MOJO Time Machine: Frankie Goes To Hollywood Banned By BBC!

On 11 January, 1984 the BBC banned Frankie Goes To Hollywood’s hit Relax


by mojo |
Published on

11 January, 1984

There was a school of thought that attributed the name of Liverpudlian pop perversionists Frankie Goes To Hollywood to an old newspaper headline regarding crooner Frankie Vaughan. It made sense. The high-kicking Vaughan was a Scouser who contributed much to the well-being of Liverpool’s boys’ clubs, and had achieved world fame when being whisked off to Tinseltown to co-star in a film with Marilyn Monroe.

Holly Johnson, born in Wavertree, not far from Frankie’s Devon Street home, was also to find spectacular, transformative success. Christened plain William Johnson, he switched identity following fascination with Holly Woodlawn, a Warhol star and the subject of Lou Reed’s Walk On The Wild Side. The FGTH singer was always ever-ready to spice up a history, even informing one interviewer that he’d been born in Khartoum, The Sudan, a tale that has since ruined many a game of Trivial Pursuits.

But, following a fracas caused by Relax, FGTH’s debut release on the ZTT label, the former Big In Japan vocalist no longer needed any such Walter Mitty-like pretensions.

According to Holly Johnson, it was DJ Mike Read’s producer who, on January 11, 1984, initially caused all the brouhaha by phoning Read and instructing him to pull the Frankies’ record release from his breakfast show playlist, an action that resulted in the BBC implementing a complete ban on Relax.

"Cheap, disgusting and very childish."

Boy george

Mike Read offers an alternate view. “I think the ban came as a result of several factors coming together,” he opines. “I was doing the chart rundown on the Breakfast Show - we always did a truncated version on a Wednesday - and had to try and squeeze four records into a very short time before the news. The only copy of Relax in the studio was a 12-inch, so if one was going to be dropped out of the top four then that was it. Adrian John, who did the programme before me, was the only other person in the studio - despite the world and his wife claiming to have been there! - and it was Adrian who pointed out a simulated phallus plus few choice words - which underlined the decision to drop it.

Meantime Paul Williams my producer (had found his two daughters at home re-running the edgier bits of the video. In tandem with this, as the-then face of Children's TV, our editor on Saturday Superstore, Chris Bellinger, had also seen the video and decided that we should distance ourselves from it. But there was no ‘smashing the record against the wall,’ or ‘angry outbursts’ that have been belatedly attributed to that morning.”

There were those who applauded the Beeb’s decision – Billy Bragg was one, but he later quipped he only said it to get on Saturday Superstore.
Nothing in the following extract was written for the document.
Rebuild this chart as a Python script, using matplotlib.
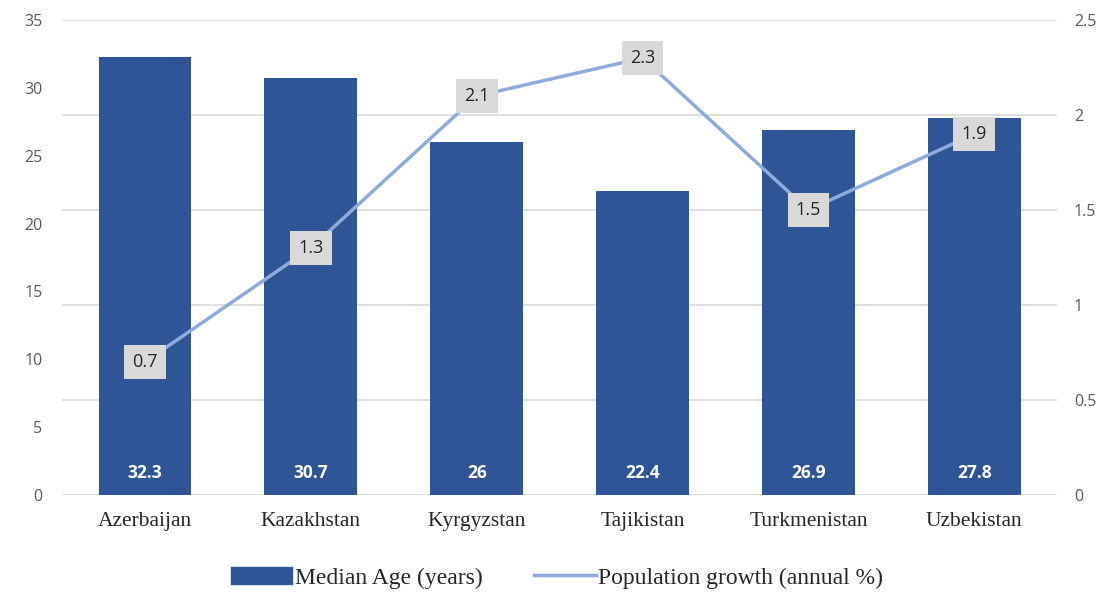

Boy George was more vehement, claiming that Bernard Rose’s video for the single was “Cheap, disgusting and very childish.” The orgiastic clip, set in a gay leather bar, saw a girl being shut in an iron maiden and Johnson tied to a wagon wheel and seemingly urinated on by a corpulent Nero. It failed to influence many friends in the right places, and the group would make another, “clean” performance video for TV consumption.

Thankfully for FGTH, the ban, as such bans often do, resulted in a riot of publicity that ensured hit status for the controversial combo. By January 28, it was top of the UK charts and well on its way to spending 48 consecutive weeks in those selfsame listings. Unsurprisingly, Dave Robinson, then boss of ZTT distributors Island Records, chortled: “The record has risen to its rightful place, the best record in Britain in 1984. We thank Radio One and BBC-TV for their help.”

Certainly the Beeb had been tardy with regard to Relax. The single had been released way back in November and FGTH had even appeared on Top Of The Pops without complaint before BBC Controller Derek Chinnery discovered that the lyric included suggestive words as “suck” and “come”, which he proclaimed was proof of its rudeness. One columnist observed that the last time Top Of The Pops had taken exception to a top chart hit was in 1969, when they’d sidestepped the breathy fruitiness of Serge Gainsbourg and Jane Birkin’s Je T’aime… Moi Non Plus by playing only an instrumental version.

Today, Mike Read looks back over the furore and laughs. “There were certainly no hard feelings anywhere. I did the voice over for the band’s album (advertisements) and we played all their subsequent singles on TV and radio… I have played it (Relax) countless times on the radio since!”